| STATED GOAL |
Starting at the first line of the data, please print exactly those lines through the one that holds "(barR) at (1339,321)", omitting every picture.

:: DATA SHOWN ::

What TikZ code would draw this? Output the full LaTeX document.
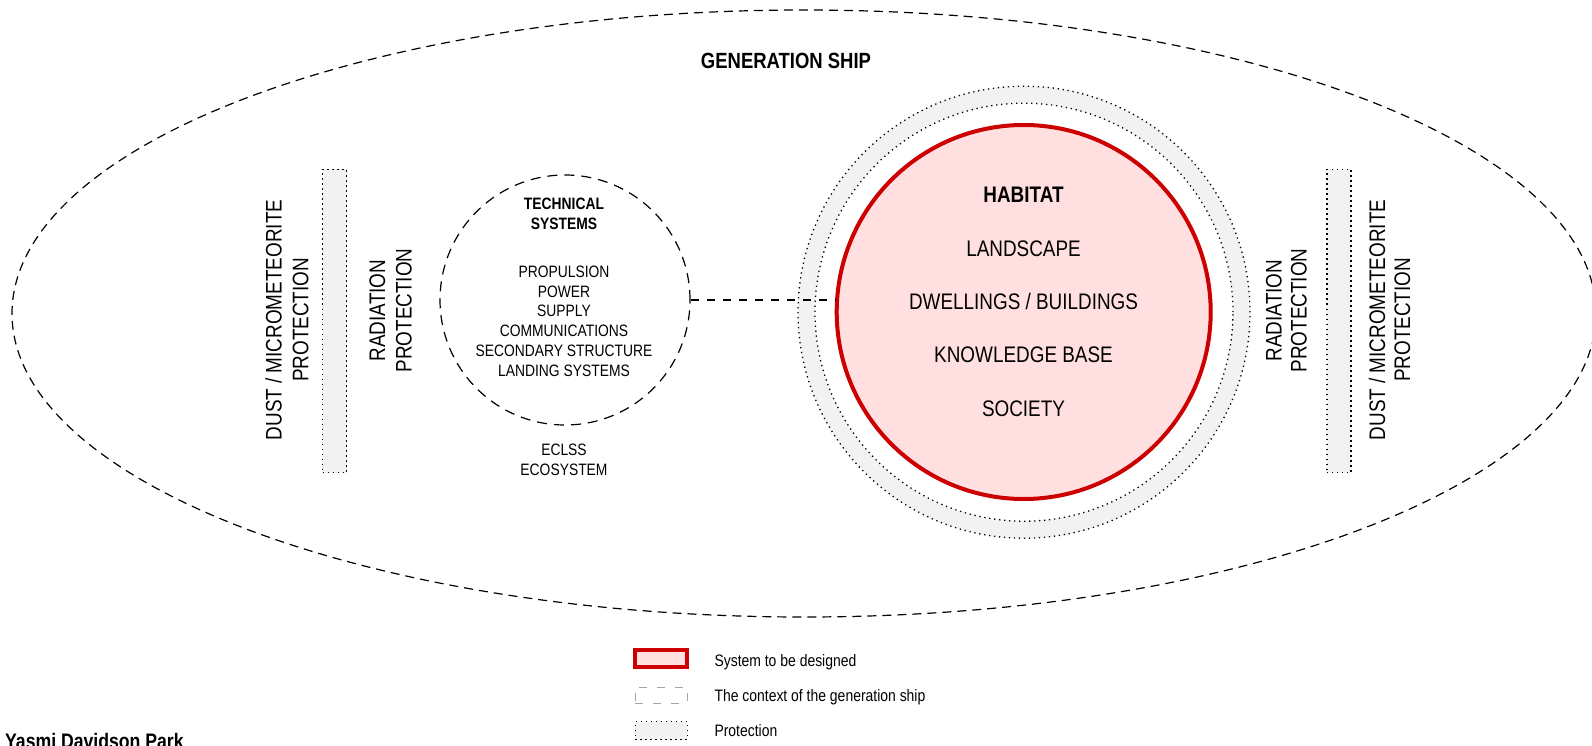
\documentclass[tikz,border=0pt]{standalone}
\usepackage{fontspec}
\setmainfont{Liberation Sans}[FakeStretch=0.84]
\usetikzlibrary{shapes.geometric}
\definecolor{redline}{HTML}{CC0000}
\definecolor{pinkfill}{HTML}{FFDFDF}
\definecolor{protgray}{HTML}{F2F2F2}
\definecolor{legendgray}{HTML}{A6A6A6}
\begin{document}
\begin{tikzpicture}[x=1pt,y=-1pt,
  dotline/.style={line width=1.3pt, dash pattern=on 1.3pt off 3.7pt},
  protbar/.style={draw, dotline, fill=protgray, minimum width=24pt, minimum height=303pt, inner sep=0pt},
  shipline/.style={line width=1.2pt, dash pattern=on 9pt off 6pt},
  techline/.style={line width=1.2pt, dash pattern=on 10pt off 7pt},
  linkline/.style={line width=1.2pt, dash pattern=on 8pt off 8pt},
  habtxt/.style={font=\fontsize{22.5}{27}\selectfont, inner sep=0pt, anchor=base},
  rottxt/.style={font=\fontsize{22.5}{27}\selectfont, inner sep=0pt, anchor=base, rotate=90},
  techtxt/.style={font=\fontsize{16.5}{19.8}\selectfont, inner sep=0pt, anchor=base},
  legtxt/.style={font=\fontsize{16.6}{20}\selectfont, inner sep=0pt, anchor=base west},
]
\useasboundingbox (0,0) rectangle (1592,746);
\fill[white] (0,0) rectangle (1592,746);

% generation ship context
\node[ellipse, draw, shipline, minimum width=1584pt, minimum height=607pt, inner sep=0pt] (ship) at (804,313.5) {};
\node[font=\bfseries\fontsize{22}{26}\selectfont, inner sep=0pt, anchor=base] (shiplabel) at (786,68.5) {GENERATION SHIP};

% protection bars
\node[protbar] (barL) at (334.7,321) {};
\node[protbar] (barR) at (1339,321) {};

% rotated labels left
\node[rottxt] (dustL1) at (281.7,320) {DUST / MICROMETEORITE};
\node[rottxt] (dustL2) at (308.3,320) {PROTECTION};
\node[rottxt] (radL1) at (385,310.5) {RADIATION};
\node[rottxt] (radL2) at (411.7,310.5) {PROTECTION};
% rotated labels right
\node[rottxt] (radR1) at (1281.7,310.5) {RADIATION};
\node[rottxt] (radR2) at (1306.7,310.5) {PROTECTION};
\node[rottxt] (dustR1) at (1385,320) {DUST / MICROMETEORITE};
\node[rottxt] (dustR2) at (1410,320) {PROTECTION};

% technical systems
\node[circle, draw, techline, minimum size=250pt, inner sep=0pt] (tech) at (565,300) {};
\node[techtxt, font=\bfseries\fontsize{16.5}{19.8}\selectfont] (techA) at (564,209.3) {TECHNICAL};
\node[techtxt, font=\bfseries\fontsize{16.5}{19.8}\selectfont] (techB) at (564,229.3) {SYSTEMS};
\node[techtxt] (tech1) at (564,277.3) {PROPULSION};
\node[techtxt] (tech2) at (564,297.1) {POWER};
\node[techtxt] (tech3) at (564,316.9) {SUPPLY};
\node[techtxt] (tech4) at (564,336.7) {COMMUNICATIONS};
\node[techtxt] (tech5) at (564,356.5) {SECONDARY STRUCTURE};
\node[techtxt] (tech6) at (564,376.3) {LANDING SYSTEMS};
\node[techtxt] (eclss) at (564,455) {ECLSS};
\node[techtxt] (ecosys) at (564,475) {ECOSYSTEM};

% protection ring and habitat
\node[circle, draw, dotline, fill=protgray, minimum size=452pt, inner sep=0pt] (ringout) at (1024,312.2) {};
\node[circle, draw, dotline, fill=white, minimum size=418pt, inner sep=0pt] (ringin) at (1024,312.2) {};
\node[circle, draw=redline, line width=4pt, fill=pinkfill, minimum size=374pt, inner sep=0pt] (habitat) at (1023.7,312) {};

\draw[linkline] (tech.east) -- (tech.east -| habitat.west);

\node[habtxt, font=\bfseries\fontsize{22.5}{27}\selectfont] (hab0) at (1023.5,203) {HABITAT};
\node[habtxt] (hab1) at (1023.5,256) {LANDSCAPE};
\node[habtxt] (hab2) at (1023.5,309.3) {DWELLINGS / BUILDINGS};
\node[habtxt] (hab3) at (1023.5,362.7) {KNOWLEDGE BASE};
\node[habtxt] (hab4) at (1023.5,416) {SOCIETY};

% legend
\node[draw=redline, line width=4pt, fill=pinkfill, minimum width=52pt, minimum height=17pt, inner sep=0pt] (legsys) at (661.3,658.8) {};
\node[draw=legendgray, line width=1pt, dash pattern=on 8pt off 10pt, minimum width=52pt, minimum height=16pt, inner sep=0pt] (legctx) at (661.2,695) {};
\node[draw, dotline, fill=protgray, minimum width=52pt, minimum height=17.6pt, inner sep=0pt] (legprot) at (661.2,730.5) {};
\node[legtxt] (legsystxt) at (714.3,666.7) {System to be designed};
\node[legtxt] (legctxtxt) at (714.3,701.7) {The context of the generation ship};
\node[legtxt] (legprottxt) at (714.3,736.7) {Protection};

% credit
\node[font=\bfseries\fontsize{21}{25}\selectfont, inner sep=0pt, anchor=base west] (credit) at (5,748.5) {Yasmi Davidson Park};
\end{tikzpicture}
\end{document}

:::

| RESULT BELOW |
What TikZ code would draw this? Output the full LaTeX document.
\documentclass[tikz,border=0pt]{standalone}
\usepackage{fontspec}
\setmainfont{Liberation Sans}[FakeStretch=0.84]
\usetikzlibrary{shapes.geometric}
\definecolor{redline}{HTML}{CC0000}
\definecolor{pinkfill}{HTML}{FFDFDF}
\definecolor{protgray}{HTML}{F2F2F2}
\definecolor{legendgray}{HTML}{A6A6A6}
\begin{document}
\begin{tikzpicture}[x=1pt,y=-1pt,
  dotline/.style={line width=1.3pt, dash pattern=on 1.3pt off 3.7pt},
  protbar/.style={draw, dotline, fill=protgray, minimum width=24pt, minimum height=303pt, inner sep=0pt},
  shipline/.style={line width=1.2pt, dash pattern=on 9pt off 6pt},
  techline/.style={line width=1.2pt, dash pattern=on 10pt off 7pt},
  linkline/.style={line width=1.2pt, dash pattern=on 8pt off 8pt},
  habtxt/.style={font=\fontsize{22.5}{27}\selectfont, inner sep=0pt, anchor=base},
  rottxt/.style={font=\fontsize{22.5}{27}\selectfont, inner sep=0pt, anchor=base, rotate=90},
  techtxt/.style={font=\fontsize{16.5}{19.8}\selectfont, inner sep=0pt, anchor=base},
  legtxt/.style={font=\fontsize{16.6}{20}\selectfont, inner sep=0pt, anchor=base west},
]
\useasboundingbox (0,0) rectangle (1592,746);
\fill[white] (0,0) rectangle (1592,746);

% generation ship context
\node[ellipse, draw, shipline, minimum width=1584pt, minimum height=607pt, inner sep=0pt] (ship) at (804,313.5) {};
\node[font=\bfseries\fontsize{22}{26}\selectfont, inner sep=0pt, anchor=base] (shiplabel) at (786,68.5) {GENERATION SHIP};

% protection bars
\node[protbar] (barL) at (334.7,321) {};
\node[protbar] (barR) at (1339,321) {};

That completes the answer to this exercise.